Sunday, June 20, 2010
Being Classy!
I met a woman in Manhattan last night at a lounge who actually teaches a class to entry level business positions to act classy. She told me that you need to “fake it til you make it and that being classy has everything to do with our talk and not actions.” She said that a successful business person needs to appear stronger and more confident than their co-workers and that the co-workers occasionally need to be reminded that you are better than them! I felt like running from this woman but I kept listening because she was so sincere in her speech. She continued on to tell me that I should get into a habit of telling every third guest who comes into my home to please wipe their shoes on the mat because this will bring the guest and anyone who hears you to know that you are in charge! This is when I politely walked away from her and did end up running from her. That type of training is truly non-sense, made up power and illusions of wealth don’t make you classy. Our actions will always speak louder than our words when we make everyone around us feel more comfortable because we truly care. We will be much classier because we know that we are all going to be better off when we treat each other with the respect we all need and deserve.
Saturday, June 12, 2010
Flaws
No person is perfect, we all have flaws and when we point out other people’s flaws we are just distracting ourselves from our own. I have found jealousy will always turn into hate and low self-esteem often causes’ us to notice flaws and to gossip about others in order to boost our feelings about ourselves. When you are around someone who is gossiping it is always best to remain silent and not even nod your head in agreement because this will only encourage the behavior. I try to remember that the criticisms speak more about the person telling them than the victim who is not even present to defend themselves.

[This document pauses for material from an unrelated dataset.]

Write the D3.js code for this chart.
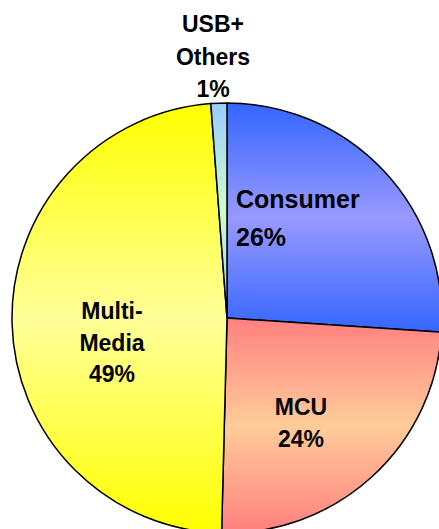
<!DOCTYPE html>
<html>
<head>
<meta charset="utf-8">
<script src="https://cdn.jsdelivr.net/npm/d3@7"></script>
<style>
  body { margin: 0; background: #fff; }
  text { font-family: "Liberation Sans", Arial, sans-serif; font-weight: bold; fill: #000; }
</style>
</head>
<body>
<script>
// slice data, clockwise from 12 o'clock
const segments = ["Consumer", "MCU", "Multi-Media", "USB+ Others"];
const shares   = [26.05, 24.35, 48.4, 1.2];
const labelLines = [["Consumer", "26%"], ["MCU", "24%"], ["Multi-", "Media", "49%"], ["USB+", "Others", "1%"]];

// gradient edge / middle colours per slice
const edgeColors = ["#3366ff", "#ff8080", "#ffff00", "#99ccff"];
const midColors  = ["#9999ff", "#ffcc99", "#ffff99", "#ccffcc"];

const width = 439, height = 529;
const cx = 227, cy = 318, radius = 215;

// label placement relative to pie centre (px)
const labelLayout = [
    {dx: 9,    dy: -110, step: 38, anchor: "start",  size: 25},
    {dx: 74,   dy: 97,   step: 32, anchor: "middle", size: 23},
    {dx: -115, dy: 1,    step: 31.5, anchor: "middle", size: 23},
    {dx: -14,  dy: -286, step: 32.5, anchor: "middle", size: 23}
];

const svg = d3.select("body").append("svg")
    .attr("width", width)
    .attr("height", height)
    .attr("viewBox", [0, 0, width, height]);

const defs = svg.append("defs");
segments.forEach((s, i) => {
    const g = defs.append("linearGradient")
        .attr("id", "grad" + i)
        .attr("x1", 0).attr("y1", 0).attr("x2", 0).attr("y2", 1);
    g.append("stop").attr("offset", "0%").attr("stop-color", edgeColors[i]);
    g.append("stop").attr("offset", "50%").attr("stop-color", midColors[i]);
    g.append("stop").attr("offset", "100%").attr("stop-color", edgeColors[i]);
});

const pie = d3.pie().sort(null).value(d => d);
const arc = d3.arc().innerRadius(0).outerRadius(radius);

const g = svg.append("g").attr("transform", `translate(${cx},${cy})`);

g.selectAll("path")
    .data(pie(shares))
    .join("path")
    .attr("d", arc)
    .attr("fill", (d, i) => `url(#grad${i})`)
    .attr("stroke", "#000")
    .attr("stroke-width", 1.5)
    .attr("stroke-linejoin", "round");

labelLines.forEach((lines, i) => {
    const L = labelLayout[i];
    const t = g.append("text")
        .attr("text-anchor", L.anchor)
        .style("font-size", L.size + "px");
    lines.forEach((line, j) => {
        t.append("tspan")
            .attr("x", L.dx)
            .attr("y", L.dy + j * L.step)
            .text(line);
    });
});
</script>
</body>
</html>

A wise man once told me that there is good and bad in everyone and to just try to illuminate the good. This may not be easy at times and it may take practice but it is a habit worth every minute of its effort
Saturday, June 5, 2010
Learning from Anger
We all have been deceived by peoples mean spirited motives and feel used. We may even feel like getting even or settling the score, but let me tell you from experience, it is never worth it. We should not attempt to stoop to the mean spirited persons’ level to feel a few minutes of satisfaction because we will always have to live with our actions. I have learned at a really young age is that the only person who is always going to be there with me at all times is me, but I want to be able to lay my head down on my pillow at night knowing that I did well that day. We learn a lot about ourselves and others when we are under pressure, filled with stress, and in heated situations. We learn that we may have a temper, we may get scared, we may become defensive, or we may overcome that stress from the strength we have from within, from our inner love and the love we have for others. We are all connected by that love and anger will only make the situation more difficult.